Secara detil dapat dijelaskan dengan contoh berikut: dulu jika ada keluarga yang melakukan hajatan pengantin, maka seluruh keluarga dan warga masyarakat setempat akan ikut berpartisipasi melakukan “gotong-royong”, mulai dari ambil kayu bakar di hutan, membantu meminjamkan kursi-kursi, piring-piring dan gelas pada warga, mengantar undangan, hingga membangun “baruga” (bagunan pesta). Tetapi sekarang, setelah kita memasuki abad modern segalanya sudah bertransformasi ke bentuk lain. Tak ada lagi yang membantu mengambil kayu bakar di hutan karena kayu bakar sudah lama tak digunakan sebagai bahan bakar tergantikan oleh gas el-fiji, tak ada lagi yang membantu pinjam piring, gelas dan kursi karena sudah disiapkan sebagai satu paket yang ditangani oleh profesional tertentu. Demikian juga dengan kursi, bangunan pesta, sampai kepada pengantaran  undangan semuanya sudah ditangani oleh profesi-profesi tertentu. Ini baru di satu sektor. Yang terjadi pada  sektor lain seperti sektor pertanian, perkebunan, perdagangan, dan lain-lain juga demikian.  Apapun yang dulu tampak sebagai bentuk kegotong-royongan, saat ini sudah ditangani secara profesionalisme. Kreativitas masyarakat lokal memainkan peran penting dalam memperkaya kearifan ini — kearifan baru dengan nilai-nilai baru, tentunya akan menciptakan tradisi dan menjadi warisan yang berkelanjutan dan relevan.

Kreativitas dalam Seni Lokal

Yang disinggung di atas memang kebudayaan yang berkaitan dengan kehidupan finansial. Atau boleh disebut sebagai Kebudayaan Material. Tetapi kreativitas (dalam seni) itu berkaitan dengan Kebudayaan Immaterial. Kebudayaan Inmaterial tidak langsung berkaitan dengan hajat hidup (kebutuhan primer), melainkan ia berkaitan dengan kebutuhan skunder: seperti seni suara, seni tari, seni lukis, seni drama, dan seni sastra. Seni-seni ini memiliki genre dan subgenre. Seperti sastra yang memiliki beberapa genre: puisi, esai, cerpen, novel, samapai kepada dongeng sebagai bentuk sastra tradisional.
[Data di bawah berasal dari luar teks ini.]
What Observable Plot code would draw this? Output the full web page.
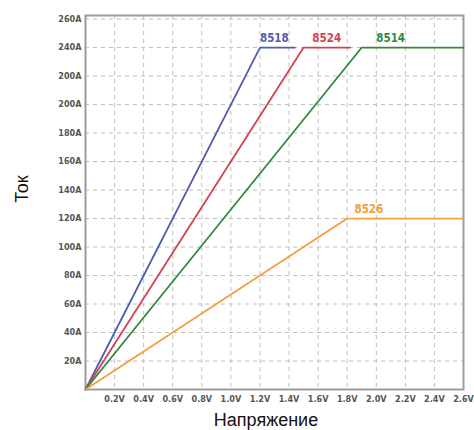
<!DOCTYPE html>
<html>
<head>
<meta charset="utf-8">
<script src="https://cdn.jsdelivr.net/npm/d3@7"></script>
<script src="https://cdn.jsdelivr.net/npm/@observablehq/plot@0.6"></script>
<style>
  html, body { margin: 0; padding: 0; background: #fff; }
  #wrap { position: relative; width: 474px; height: 430px; font-family: "Liberation Sans", Arial, sans-serif; }
  #ylab { position: absolute; left: 22px; top: 189px; transform: translate(-50%, -50%) rotate(-90deg); font-size: 18px; color: #111; }
  #xlab { position: absolute; left: 266px; top: 410px; transform: translateX(-50%); font-size: 18px; color: #111; white-space: nowrap; }
  svg text { font-family: "DejaVu Sans Condensed", "DejaVu Sans", sans-serif; }
</style>
</head>
<body>
<div id="wrap">
  <div id="chart"></div>
  <div id="ylab">Ток</div>
  <div id="xlab">Напряжение</div>
</div>
<script>
// Data
const seriesNames = ["8518", "8524", "8514", "8526"];
const seriesColors = ["#4f5db0", "#cf4450", "#2f8a3e", "#f2a03c"];
const voltage8518 = [0, 1.2, 1.44];
const current8518 = [0, 240, 240];
const voltage8524 = [0, 1.5, 1.82];
const current8524 = [0, 240, 240];
const voltage8514 = [0, 1.9, 2.6];
const current8514 = [0, 240, 240];
const voltage8526 = [0, 1.8, 2.6];
const current8526 = [0, 120, 120];
const labelVoltage = [1.2, 1.56, 2.0, 1.85];
const labelCurrent = [240, 240, 240, 120];
const yTickValues = [20, 40, 60, 80, 100, 120, 140, 160, 180, 200, 220, 240, 260];
const yTickLabels = ["20A", "40A", "60A", "80A", "100A", "120A", "140A", "160A", "180A", "200A", "200A", "240A", "260A"];
const xTickValues = [0.2, 0.4, 0.6, 0.8, 1.0, 1.2, 1.4, 1.6, 1.8, 2.0, 2.2, 2.4, 2.6];
const xTickLabels = ["0.2V", "0.4V", "0.6V", "0.8V", "1.0V", "1.2V", "1.4V", "1.6V", "1.8V", "2.0V", "2.2V", "2.4V", "2.6V"];

const allV = [voltage8518, voltage8524, voltage8514, voltage8526];
const allA = [current8518, current8524, current8514, current8526];
const points = [];
seriesNames.forEach((s, i) => allV[i].forEach((v, j) => points.push({series: s, v, a: allA[i][j]})));
const labels = seriesNames.map((s, i) => ({series: s, v: labelVoltage[i], a: labelCurrent[i]}));

const chart = Plot.plot({
  width: 474,
  height: 430,
  marginLeft: 85,
  marginRight: 11,
  marginTop: 15,
  marginBottom: 41,
  style: {background: "transparent", overflow: "visible"},
  x: {domain: [0, 2.6], ticks: xTickValues, tickFormat: d => xTickLabels[xTickValues.findIndex(t => Math.abs(t - d) < 1e-9)], tickSize: 0, tickPadding: 6, label: null},
  y: {domain: [0, 262.5], ticks: yTickValues, tickFormat: d => yTickLabels[yTickValues.indexOf(d)], tickSize: 0, tickPadding: 4, label: null},
  color: {domain: seriesNames, range: seriesColors},
  marks: [
    Plot.gridX(xTickValues, {stroke: "#bdbdbd", strokeOpacity: 1, strokeWidth: 1, strokeDasharray: "4,4"}),
    Plot.gridY(yTickValues, {stroke: "#bdbdbd", strokeOpacity: 1, strokeWidth: 1, strokeDasharray: "4,4"}),
    Plot.frame({stroke: "#9c9c9c", strokeWidth: 2}),
    Plot.line(points, {x: "v", y: "a", z: "series", stroke: "series", strokeWidth: 1.8}),
    Plot.text(labels, {x: "v", y: "a", text: "series", fill: "series", textAnchor: "start", dy: -9, fontSize: 11.5, fontWeight: "bold"})
  ]
});
chart.querySelectorAll("g[aria-label='x-axis tick label'] text, g[aria-label='y-axis tick label'] text").forEach(t => {
  t.setAttribute("fill", "#555");
  t.style.fontWeight = "bold";
  t.style.fontSize = "9px";
});
document.getElementById("chart").appendChild(chart);
</script>
</body>
</html>
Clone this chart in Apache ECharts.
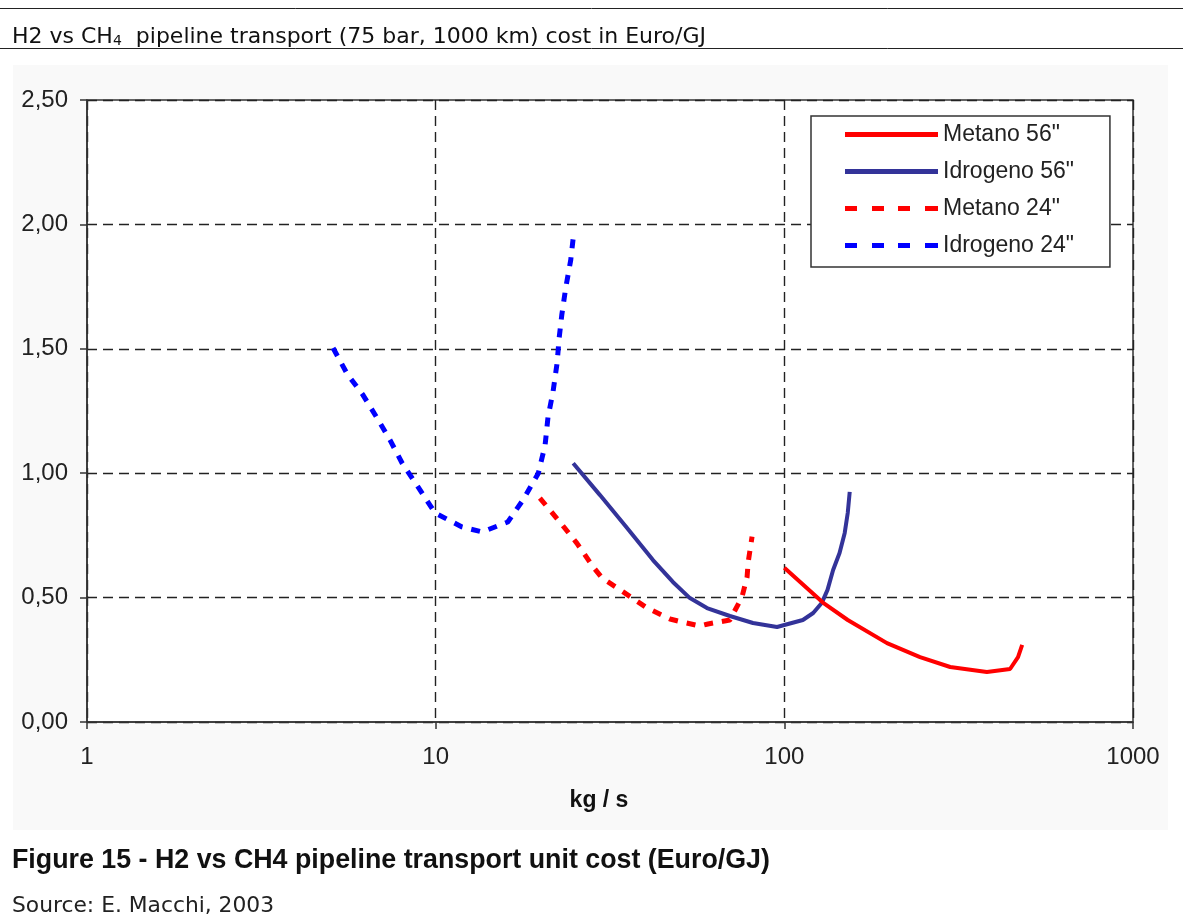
<!DOCTYPE html>
<html>
<head>
<meta charset="utf-8">
<script src="https://cdn.jsdelivr.net/npm/echarts@6/dist/echarts.min.js"></script>
<style>
  html, body { margin: 0; padding: 0; background: #ffffff; }
  #chart { width: 1183px; height: 916px; }
</style>
</head>
<body>
<div id="chart"></div>
<script>
// Flow rate (kg/s) and unit transport cost (Euro/GJ) for each pipeline case
const metano56X = [100, 129, 152, 197, 245, 299, 381, 444, 468, 481];
const metano56Y = [0.62, 0.48, 0.41, 0.317, 0.261, 0.221, 0.201, 0.213, 0.261, 0.31];

const idrogeno56X = [24.8, 29.6, 35.4, 42.0, 47.9, 53.6, 60.0, 69.8, 81.3, 95.3, 100, 113, 121, 128, 133, 138, 144, 149, 152, 154];
const idrogeno56Y = [1.04, 0.912, 0.78, 0.651, 0.563, 0.498, 0.458, 0.426, 0.398, 0.382, 0.39, 0.41, 0.438, 0.478, 0.531, 0.611, 0.679, 0.76, 0.84, 0.925];

const metano24X = [19.9, 22.7, 25.4, 28.3, 30.0, 34.5, 40.4, 47.0, 50.9, 57.3, 60.4, 69.8, 75.6, 78.2, 78.7, 80.8];
const metano24Y = [0.90, 0.804, 0.719, 0.623, 0.579, 0.523, 0.458, 0.414, 0.402, 0.386, 0.394, 0.41, 0.502, 0.583, 0.639, 0.745];

const idrogeno24X = [5.08, 5.57, 6.19, 6.79, 7.40, 8.01, 8.90, 9.96, 11.9, 13.6, 16.1, 17.8, 19.7, 20.6, 21.0, 21.7, 22.3, 22.6, 23.0, 23.6, 24.4, 24.8];
const idrogeno24Y = [1.503, 1.40, 1.314, 1.222, 1.133, 1.041, 0.945, 0.84, 0.784, 0.764, 0.804, 0.892, 1.0, 1.113, 1.226, 1.326, 1.443, 1.543, 1.636, 1.744, 1.857, 1.945];

const seriesNames = ['Metano 56"', 'Idrogeno 56"', 'Metano 24"', 'Idrogeno 24"'];
const yTicks = [0, 0.5, 1, 1.5, 2, 2.5];

const zip = (xs, ys) => xs.map((x, i) => [x, ys[i]]);

// legend swatches: a solid bar and a bar broken into four dashes
const SOLID_ICON = 'path://M0,0H93V5H0Z';
const DASH_ICON = 'path://M0,0H12V5H0Z M27,0H39V5H27Z M53,0H65V5H53Z M80,0H93V5H80Z';

const SANS = 'Liberation Sans, Arial, sans-serif';
const VERDANA = 'DejaVu Sans, Verdana, sans-serif';

const chart = echarts.init(document.getElementById('chart'));

const tickFont = { fontFamily: SANS, fontSize: 24, color: '#222' };

function lineSeries(name, data, color, width, dashed) {
  return {
    name: name,
    type: 'line',
    data: data,
    symbol: 'none',
    showSymbol: false,
    smooth: false,
    lineStyle: { color: color, width: width, type: dashed ? [9, 9] : 'solid' },
    itemStyle: { color: color },
    emphasis: { disabled: true }
  };
}

chart.setOption({
  animation: false,
  backgroundColor: '#ffffff',
  graphic: [
    // light panel behind the chart
    { type: 'rect', z: -10, shape: { x: 13, y: 65, width: 1155, height: 765 }, style: { fill: '#f9f9f9' } },
    // heading rules
    { type: 'line', shape: { x1: 0, y1: 8.5, x2: 1183, y2: 8.5 }, style: { stroke: '#222', lineWidth: 1 } },
    { type: 'line', shape: { x1: 0, y1: 48.5, x2: 1183, y2: 48.5 }, style: { stroke: '#222', lineWidth: 1 } },
    {
      type: 'text',
      style: {
        x: 12, y: 37, verticalAlign: 'middle',
        text: '{a|H2 vs CH}{s|4}{a|  pipeline transport (75 bar, 1000 km) cost in Euro/GJ}',
        rich: {
          a: { fontFamily: VERDANA, fontSize: 22, fill: '#111' },
          s: { fontFamily: VERDANA, fontSize: 14, fill: '#111', padding: [9, 0, 0, 0] }
        }
      }
    },
    {
      type: 'text',
      style: { x: 12, y: 861, verticalAlign: 'middle', text: 'Figure 15 - H2 vs CH4 pipeline transport unit cost (Euro/GJ)', fontFamily: SANS, fontWeight: 'bold', fontSize: 26.8, fill: '#111' }
    },
    {
      type: 'text',
      style: { x: 12, y: 906, verticalAlign: 'middle', text: 'Source: E. Macchi, 2003', fontFamily: VERDANA, fontSize: 21.8, fill: '#222' }
    }
  ],
  grid: {
    left: 87, right: 50, top: 100, bottom: 194,
    show: true, backgroundColor: '#ffffff', borderColor: '#333', borderWidth: 1.5
  },
  legend: {
    data: [
      { name: seriesNames[0], icon: SOLID_ICON },
      { name: seriesNames[1], icon: SOLID_ICON },
      { name: seriesNames[2], icon: DASH_ICON },
      { name: seriesNames[3], icon: DASH_ICON }
    ],
    orient: 'vertical',
    left: 811, top: 116,
    backgroundColor: '#ffffff',
    borderColor: '#333', borderWidth: 1.5,
    padding: [7, 36, 10, 34],
    itemWidth: 93, itemHeight: 5, itemGap: 14,
    itemStyle: { borderWidth: 0 },
    textStyle: { fontFamily: SANS, fontSize: 23, color: '#222', padding: [0, 0, 0, 0] },
    selectedMode: false
  },
  xAxis: {
    type: 'log', logBase: 10, min: 1, max: 1000,
    name: 'kg / s', nameLocation: 'middle', nameGap: 67,
    nameTextStyle: { fontFamily: SANS, fontSize: 23, fontWeight: 'bold', color: '#111', padding: [0, 22, 0, 0] },
    axisLine: { show: true, lineStyle: { color: '#333', width: 1.5 } },
    axisTick: { show: true, length: 7, inside: false, lineStyle: { color: '#333', width: 1.5 } },
    minorTick: { show: false },
    axisLabel: Object.assign({ margin: 23, formatter: v => String(Math.round(v)) }, tickFont),
    splitLine: { show: true, lineStyle: { color: '#222', width: 1.4, type: [10, 6] } }
  },
  yAxis: {
    type: 'value', min: yTicks[0], max: yTicks[yTicks.length - 1], interval: 0.5,
    axisLine: { show: true, lineStyle: { color: '#333', width: 1.5 } },
    axisTick: { show: true, length: 7, lineStyle: { color: '#333', width: 1.5 } },
    axisLabel: Object.assign({ margin: 19, formatter: v => v.toFixed(2).replace('.', ',') }, tickFont),
    splitLine: { show: true, lineStyle: { color: '#222', width: 1.4, type: [10, 6] } }
  },
  series: [
    lineSeries(seriesNames[1], zip(idrogeno56X, idrogeno56Y), '#333399', 4, false),
    lineSeries(seriesNames[0], zip(metano56X, metano56Y), '#ff0000', 4, false),
    lineSeries(seriesNames[2], zip(metano24X, metano24Y), '#ff0000', 5, true),
    lineSeries(seriesNames[3], zip(idrogeno24X, idrogeno24Y), '#0000ff', 5, true)
  ]
});
</script>
</body>
</html>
Demikian pula Seni musik, seni tari, seni lukis, masing masing memiliki genre dan sub genre. Di lihat dari bentuk dan ungkapan isi, corak serta aliran, jenis-jenis seni ini pun terbagi lagi ke dalam apa yang disebut bentuk seni  tradisional dan seni modern. Nah, pada pemahaman ini kita bisa mengatakan bahwa apa yang disebut sebagai seni tradisional itu muatannya sangat berkaitan dengan  nilai-nilai yang berkearifan lokal. Sementara apa yang disebut dengan seni modern muatannya sangat berkaitan dengan nilai-nilai kemajuan zaman atau modernisasi. Lalu bagaimana mengolah seni tradisional ini hingga dapat menjadi seni modern?

Kreativitas di sini memang dibutuhkan.  Kita harus berhenti membuat pertentangan yang tak berkesudahan. Kita harus membuang dialektika dan mencoba ber “mono-lektik” (apakah sudah ada dalam  kamus?), yaitu berpikir tunggal, menyatukan dua “isme” yang berbeda. Kita harus menyatukan Tradisionalisme dan Modernisme dalam satu pemahaman baru. Jadinya mungkin kita memang harus menjadi penganut pascamodernisme atau yang biasa juga disebut dengan terminologi, posmodernisme atau post-mo, walau memiliki definisi yang berbeda pula dengan apa yang dikemukakan oleh para penganut posmodernisme Barat.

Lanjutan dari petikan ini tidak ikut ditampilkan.